Begin
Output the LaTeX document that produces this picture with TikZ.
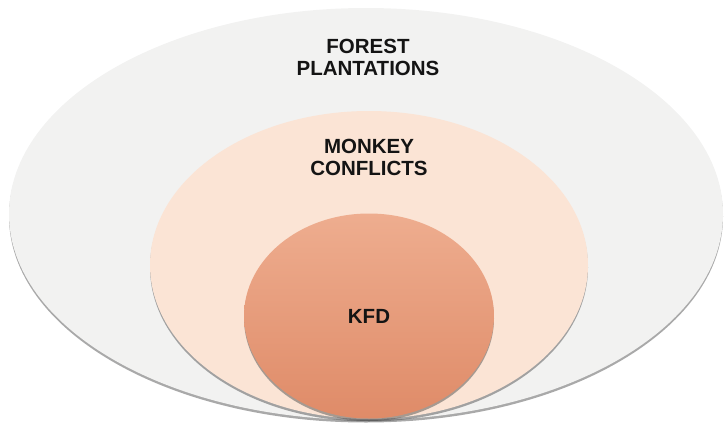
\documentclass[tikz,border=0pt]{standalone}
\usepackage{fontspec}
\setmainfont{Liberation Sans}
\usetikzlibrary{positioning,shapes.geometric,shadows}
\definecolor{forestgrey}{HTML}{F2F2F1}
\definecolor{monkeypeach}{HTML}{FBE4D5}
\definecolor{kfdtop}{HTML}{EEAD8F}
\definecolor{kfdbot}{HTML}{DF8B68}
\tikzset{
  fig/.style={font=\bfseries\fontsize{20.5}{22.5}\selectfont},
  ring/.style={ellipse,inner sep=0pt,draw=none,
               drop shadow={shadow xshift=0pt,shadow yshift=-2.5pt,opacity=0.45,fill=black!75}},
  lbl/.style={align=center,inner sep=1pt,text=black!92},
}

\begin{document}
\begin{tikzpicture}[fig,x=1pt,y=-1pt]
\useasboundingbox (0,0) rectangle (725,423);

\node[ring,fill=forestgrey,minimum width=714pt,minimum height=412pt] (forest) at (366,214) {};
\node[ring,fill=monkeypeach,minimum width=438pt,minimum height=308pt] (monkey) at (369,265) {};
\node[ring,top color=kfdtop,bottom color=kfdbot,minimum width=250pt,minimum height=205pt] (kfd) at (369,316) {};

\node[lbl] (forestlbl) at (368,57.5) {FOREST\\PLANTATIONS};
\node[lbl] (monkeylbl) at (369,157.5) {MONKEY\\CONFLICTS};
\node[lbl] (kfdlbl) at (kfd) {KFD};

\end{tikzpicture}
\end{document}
End
### GIVEN PROBLEM
Give again, word for word, every line from the top of the data through the line with "color=kfdtop,bottom color=kfdbot,minimum width=250pt,minimum", both ends included, and exclude the pictures.

### FULL OUTPUT
Output the LaTeX document that produces this picture with TikZ.
\documentclass[tikz,border=0pt]{standalone}
\usepackage{fontspec}
\setmainfont{Liberation Sans}
\usetikzlibrary{positioning,shapes.geometric,shadows}
\definecolor{forestgrey}{HTML}{F2F2F1}
\definecolor{monkeypeach}{HTML}{FBE4D5}
\definecolor{kfdtop}{HTML}{EEAD8F}
\definecolor{kfdbot}{HTML}{DF8B68}
\tikzset{
  fig/.style={font=\bfseries\fontsize{20.5}{22.5}\selectfont},
  ring/.style={ellipse,inner sep=0pt,draw=none,
               drop shadow={shadow xshift=0pt,shadow yshift=-2.5pt,opacity=0.45,fill=black!75}},
  lbl/.style={align=center,inner sep=1pt,text=black!92},
}

\begin{document}
\begin{tikzpicture}[fig,x=1pt,y=-1pt]
\useasboundingbox (0,0) rectangle (725,423);

\node[ring,fill=forestgrey,minimum width=714pt,minimum height=412pt] (forest) at (366,214) {};
\node[ring,fill=monkeypeach,minimum width=438pt,minimum height=308pt] (monkey) at (369,265) {};
\node[ring,top color=kfdtop,bottom color=kfdbot,minimum width=250pt,minimum height=205pt] (kfd) at (369,316) {};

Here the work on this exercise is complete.